This week is Occupational Health Awareness Week and to mark it, we want to support employers to start a discussion about their use of occupational health for their workforce.
Back in June, we published The Great Big Workplace Adjustments Survey 2023, sponsored by Microlink, which included feedback from managers and employees with disabilities and long-term conditions about their experiences of using occupational health in their workplaces. The survey found some difficult experiences of occupational health from both managers and employees.
The underlying structural, cultural, and other reasons for this need further exploration in order to address them properly and we will be looking at this as a broader piece of strategic work. In the meantime, we want to support employers to ensure their use of occupational health is as effective as possible. We encourage employers to consider the following:
- How employees, particularly employees with disabilities and long-term conditions, feel about being referred to and using occupational health as a result of how employers use and position occupational health in their workplace.

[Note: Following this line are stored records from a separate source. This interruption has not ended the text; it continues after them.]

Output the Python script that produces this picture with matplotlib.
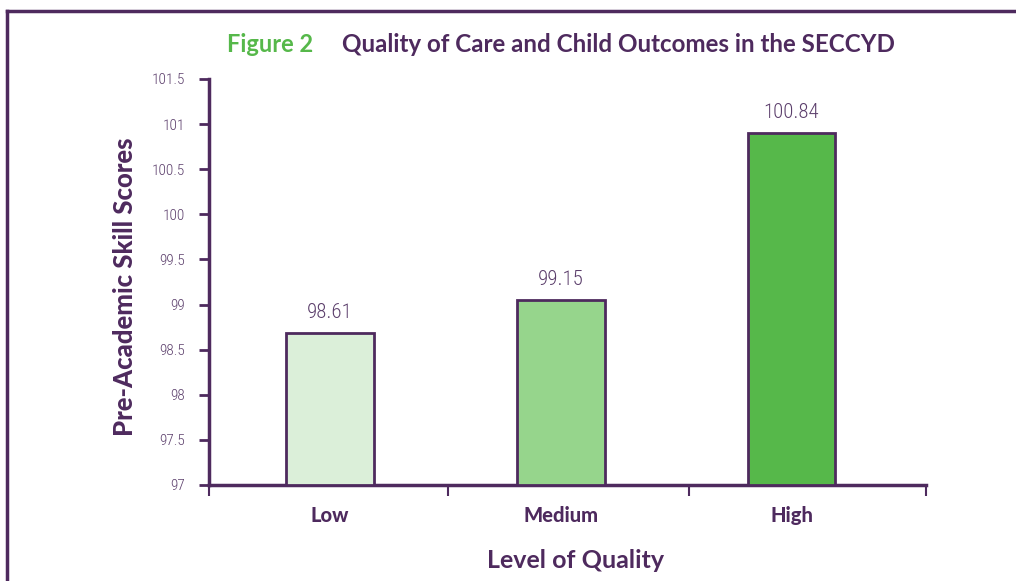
import matplotlib
matplotlib.use("Agg")
import matplotlib.pyplot as plt
from matplotlib.lines import Line2D

categories = ["Low", "Medium", "High"]
bar_heights = [98.68, 99.05, 100.90]
value_labels = ["98.61", "99.15", "100.84"]
y_ticks = [97, 97.5, 98, 98.5, 99, 99.5, 100, 100.5, 101, 101.5]
y_tick_labels = ["97", "97.5", "98", "98.5", "99", "99.5", "100", "100.5", "101", "101.5"]

PURPLE = "#4e2a5e"
TEXT_PURPLE = "#5c3f6c"
GREEN = "#56b84a"
fills = ["#dbefd9", "#96d58c", "#56b84a"]

NUM_FONT = "Roboto Condensed"
BOLD_FONT = "Lato"

fig = plt.figure(figsize=(10.16, 5.81), dpi=100)
ax = fig.add_axes([209 / 1016, 1 - 485 / 581, 717 / 1016, 406 / 581])

x = list(range(len(categories)))
ax.bar(x, [h - 97 for h in bar_heights], bottom=97, width=0.38,
       color=fills, edgecolor=PURPLE, linewidth=2, zorder=3)

for xi, h, lab in zip(x, bar_heights, value_labels):
    ax.annotate(lab, (xi, h), xytext=(0, 8), textcoords="offset points",
                ha="center", va="bottom", fontsize=15, color=TEXT_PURPLE,
                family=NUM_FONT, fontweight="light")

ax.set_ylim(97, 101.5)
ax.set_xlim(-0.524, 2.583)
ax.set_yticks(y_ticks)
ax.set_yticklabels(y_tick_labels, family=NUM_FONT, fontweight="light",
                   fontsize=11, color=TEXT_PURPLE)
ax.tick_params(axis="y", direction="out", length=7, width=2, color=PURPLE, pad=10)

# category labels under bars, tick marks at the category boundaries
ax.set_xticks(x)
ax.set_xticklabels(categories, fontsize=14.5, fontweight="black", color=PURPLE,
                   family=BOLD_FONT)
ax.tick_params(axis="x", length=0, pad=15)
ax.set_xticks([-0.524, 0.511, 1.556, 2.583], minor=True)
ax.tick_params(axis="x", which="minor", direction="out", length=8, width=1.5, color=PURPLE)

for s in ["top", "right"]:
    ax.spines[s].set_visible(False)
for s in ["left", "bottom"]:
    ax.spines[s].set_color(PURPLE)
    ax.spines[s].set_linewidth(2.5)

fig.text(125 / 1016, 1 - 287 / 581, "Pre-Academic Skill Scores", rotation=90,
         ha="center", va="center", fontsize=18.5, fontweight="black", color=PURPLE,
         family=BOLD_FONT)
fig.text(576 / 1016, 1 - 561 / 581, "Level of Quality", ha="center", va="center",
         fontsize=18, fontweight="bold", color=PURPLE, family=BOLD_FONT)

fig.text(227 / 1016, 1 - 45 / 581, "Figure 2", ha="left", va="center",
         fontsize=17, fontweight="bold", color=GREEN, family=BOLD_FONT)
fig.text(342 / 1016, 1 - 45 / 581, "Quality of Care and Child Outcomes in the SECCYD",
         ha="left", va="center", fontsize=17.4, fontweight="bold", color=PURPLE,
         family=BOLD_FONT)

# frame around the figure (left and top edges visible)
fig.add_artist(Line2D([7 / 1016, 7 / 1016], [0, 1 - 11 / 581], transform=fig.transFigure,
                      color=PURPLE, linewidth=2.5))
fig.add_artist(Line2D([7 / 1016, 1], [1 - 11 / 581, 1 - 11 / 581], transform=fig.transFigure,
                      color=PURPLE, linewidth=2.5))

fig.savefig("out.png", dpi=100)
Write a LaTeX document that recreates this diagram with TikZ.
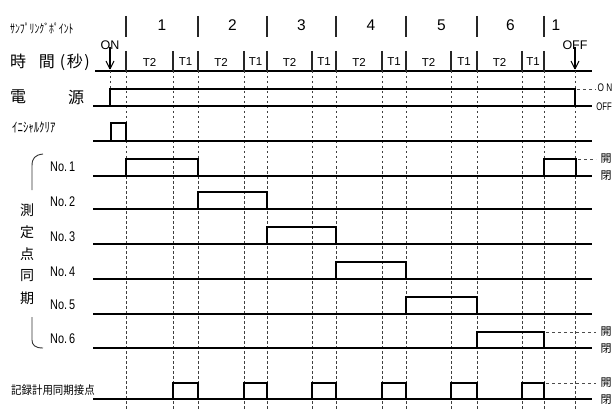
\documentclass[tikz,border=0pt]{standalone}
\usepackage{fontspec}
\setmainfont{Liberation Sans}
\newfontfamily\jp{Noto Sans CJK JP}
\usepackage{graphicx}
\begin{document}
\begin{tikzpicture}[x=1pt,y=-1pt,
  sig/.style={line width=2.8pt, line join=miter, line cap=butt},
  baseln/.style={line width=1.2pt},
  gridln/.style={line width=0.8pt, dash pattern=on 2.5pt off 2.5pt, black!75},
  lvl/.style={line width=0.8pt, dash pattern=on 3pt off 3pt, black!70},
  tickln/.style={line width=1.2pt, black!85},
  rule/.style={line width=1.4pt},
  lbl/.style={inner sep=0pt, anchor=west},
  jpl/.style={inner sep=0pt, font=\jp\fontsize{16pt}{18pt}\selectfont},
  numl/.style={inner sep=0pt, font=\fontsize{15.5pt}{18pt}\selectfont},
  tl/.style={inner sep=0pt, font=\fontsize{11.5pt}{13pt}\selectfont},
  nol/.style={inner sep=0pt, anchor=west},
  sidel/.style={inner sep=0pt, font=\jp\fontsize{11pt}{12pt}\selectfont},
  onoff/.style={inner sep=0pt}
]
\useasboundingbox (0,0) rectangle (614,412);

% ---------- header ----------
\node[lbl] (samp) at (10,28) {\jp\scalebox{0.78}[1]{\fontsize{12.5pt}{14pt}\selectfont ｻﾝﾌﾟﾘﾝｸﾞﾎﾟｲﾝﾄ}};
\node[jpl, anchor=west] (jikan) at (10,62) {時\hspace{0.8em}間\hspace{0.3em}(\hspace{0.1em}秒\hspace{0.1em})};
\node[jpl] (den) at (18,97) {電};
\node[jpl] (gen) at (76,97) {源};
\node[lbl] (init) at (12,128) {\jp\scalebox{0.8}[1]{\fontsize{13.5pt}{15pt}\selectfont ｲﾆｼｬﾙｸﾘｱ}};

% header rule
\coordinate (hl) at (95,71);
\coordinate (hr) at (592,71);
\draw[rule] (hl) -- (hr);

% top separators and numbers, time row
\draw[tickln] (126,16) -- (126,37);
\draw[tickln] (126,51) -- (126,71);
\foreach \s/\b/\e/\n in {126/173/198/1, 198/244/267/2, 267/312/336/3, 336/382/406/4, 406/451/477/5, 477/522/544/6}{
  \draw[tickln] (\e,16) -- (\e,37);
  \draw[tickln] (\b,51) -- (\b,71);
  \draw[tickln] (\e,51) -- (\e,71);
  \node[numl] (n\n) at ({(\s+\e)/2},25) {\n};
  \node[tl] (tt\n) at ({(\s+\b)/2},62) {T2};
  \node[tl] (to\n) at ({(\b+\e)/2},62) {T1};
  \draw[gridln] (\b,71) -- (\b,410);
  \draw[gridln] (\e,71) -- (\e,410);
}
\node[numl] (n7) at (556,25) {1};
\draw[gridln] (126,71) -- (126,410);
\draw[gridln] (575,71) -- (575,410);
\draw[gridln] (110,71) -- (110,89);

% ON / OFF arrows
\node[tl, font=\fontsize{12.5pt}{14pt}\selectfont] (on) at (110,45) {ON};
\node[tl, font=\fontsize{12.5pt}{14pt}\selectfont] (off) at (575,45) {OFF};
\coordinate (ona) at (110,69);
\coordinate (offa) at (575,69);
\draw[line width=1.1pt] (on.south) ++(0,-3) -- (ona);
\draw[line width=1.1pt] (ona) -- ++(-4,-8);
\draw[line width=1.1pt] (ona) -- ++(4,-8);
\draw[line width=1.1pt] (off.south) ++(0,-3) -- (offa);
\draw[line width=1.1pt] (offa) -- ++(-4,-8);
\draw[line width=1.1pt] (offa) -- ++(4,-8);

% ---------- power ----------
\draw[baseln] (93,106) -- (592,106);
\draw[sig] (93,106) -- (110,106) -- (110,89) -- (575,89) -- (575,106) -- (592,106);
\draw[lvl] (577,89) -- (596,89);
\node[onoff] (onl) at (605,88) {\scalebox{0.75}[1]{\fontsize{11pt}{12pt}\selectfont O N}};
\node[onoff] (offl) at (604,107) {\scalebox{0.7}[1]{\fontsize{11pt}{12pt}\selectfont OFF}};

% ---------- initial clear ----------
\draw[baseln] (93,141) -- (592,141);
\draw[sig] (93,141) -- (111,141) -- (111,123) -- (126,123) -- (126,141) -- (592,141);

% ---------- measuring points ----------
\draw[baseln] (93,176) -- (592,176);
\draw[sig] (93,176) -- (126,176) -- (126,159) -- (198,159) -- (198,176) -- (544,176) -- (544,159) -- (576,159) -- (576,176) -- (592,176);
\draw[lvl] (578,159) -- (596,159);
\node[sidel] (k1) at (606,159) {開};
\node[sidel] (h1) at (606,176) {閉};

\foreach \yb/\yh/\ra/\fa in {209/192/198/267, 244/227/267/336, 279/262/336/406, 314/297/406/477}{
  \draw[baseln] (93,\yb) -- (592,\yb);
  \draw[sig] (93,\yb) -- (\ra,\yb) -- (\ra,\yh) -- (\fa,\yh) -- (\fa,\yb) -- (592,\yb);
}
\draw[baseln] (93,348) -- (592,348);
\draw[sig] (93,348) -- (477,348) -- (477,332) -- (544,332) -- (544,348) -- (592,348);
\draw[lvl] (546,332) -- (596,332);
\node[sidel] (k6) at (606,332) {開};
\node[sidel] (h6) at (606,349) {閉};

\foreach \yy [count=\i] in {167,202,237,272,305,339}{
  \node[nol] (no\i) at (50,\yy) {\scalebox{0.78}[1]{\fontsize{14pt}{16pt}\selectfont No.\,\i}};
}

\foreach \c [count=\i] in {測,定,点,同,期}{
  \node[jpl, font=\jp\fontsize{14pt}{16pt}\selectfont] (v\i) at (27,{188+22*\i}) {\c};
}
\draw[line width=0.9pt, black!80] (43,154) .. controls (35,155) and (32,158) .. (32,166) -- (32,190);
\draw[line width=0.9pt, black!80] (32,317) -- (32,340) .. controls (32,345) and (35,348) .. (43,348);

% ---------- recorder sync contact ----------
\node[lbl] (rec) at (11,390) {\jp\scalebox{0.95}[1.05]{\fontsize{11pt}{12pt}\selectfont 記録計用同期接点}};
\draw[baseln] (93,399) -- (592,399);
\draw[sig] (93,399) -- (173,399) -- (173,383) -- (198,383) -- (198,399)
  -- (244,399) -- (244,383) -- (267,383) -- (267,399)
  -- (312,399) -- (312,383) -- (336,383) -- (336,399)
  -- (382,399) -- (382,383) -- (406,383) -- (406,399)
  -- (451,399) -- (451,383) -- (477,383) -- (477,399)
  -- (522,399) -- (522,383) -- (544,383) -- (544,399) -- (592,399);
\draw[lvl] (546,383) -- (596,383);
\node[sidel] (k7) at (606,383) {開};
\node[sidel] (h7) at (606,400) {閉};
\end{tikzpicture}
\end{document}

- The role of careful, strategically considered contract design in what occupational health can do and the difference it can make in workforces.
- The organisation and structure of wider workplace health, wellbeing and adjustments services and support, which is too often provided in isolation and placed separately from occupational health in the organisation structure.
We offer 6 key considerations to prompt internal discussions about how employers place and use occupational health in their organisations. They focus on how you can ensure that interventions that are within your remit are offered in the right way and at the right time for everyone in your workforce to ensure the best experience possible.
What do your policies, procedures, guidance and communications say about occupational health?
How you ‘pitch’ occupational health will build an image and feeling of occupational health in employees’ minds. If occupational health is only spoken about in, for example, absence and performance procedures, employees will associate their intervention with formal procedures and negative circumstances instead of as a proactive team who can ongoingly support everyday health, wellbeing and adjustments at work.
When do you use occupational health?
One of the key issues we commonly hear form disabled employees is that they ‘fear’ occupational health because of who (and when – alongside a formal procedure for example) their employer uses their services.
Do you have the right type of contract?
The nature of the contract employers have with occupational health providers necessarily defines how your workforce views your occupational health team (as active, reactive, supportive, or removed). In addition, the remit of the contract will define how reactive or proactive occupational health practitioners can be in your workforce. Many contracts ‘stifle’ and restrict how effective occupational health can be.
How do you know what your employees think of occupational health provision?
Every service provider who wants to improve its offer to customers asks for feedback on that service. Our members are increasingly seeing their employees as customers and their adjustments provision as a service they provide to valued customers. Ask your workforce what they currently think of the occupational health service at two levels: their general perceptions of what they understand occupational health to be for, and, from those who have used the occupational health service, what went well and what could be improved. If you are not happy with the findings, change how you approach occupational health in your workforce.
Do you need to improve how you communicate your inclusive values to your occupational health provider, at pre- and during-contract stage?
Many employers have not communicated their diversity and inclusion values, their ‘zero tolerance’ on discriminatory terms and comments, or the expectation that adjustments should be made for employees to interact with occupational health.
How confident are you that managers follow up on occupational health reports enough to ensure recommendations are put in place?
The most common ‘complaint’ about occupational health is about the “inaction” of managers in following up on what has been said in the occupational health report. Then occupational health ‘gets the blame’ for being ineffective, when the complaint is not about occupational health at all. Employees’ experience of occupation health includes the ‘before, during and after’ an occupational referral/assessment.
BDF will also be submitting a written response to the Government’s current occupational health consultation titled “Occupational Health: Working Better”, which closes in October 2023. Our response is being informed by managers, employees with disabilities and long-term conditions, and discussions with occupational health practitioners.
 Discriminatory and non-inclusive comments, and inaccessible occupational health assessment and appointments were all experiences disabled employees told us about in The Great Big Workplace Adjustments Survey 2023 (Business Disability Forum, The Great Big Workplace Adjustments Survey 2023, pages 57-58).
 Business Disability Forum, The Great Big Workplace Adjustments Survey 2023, page 59.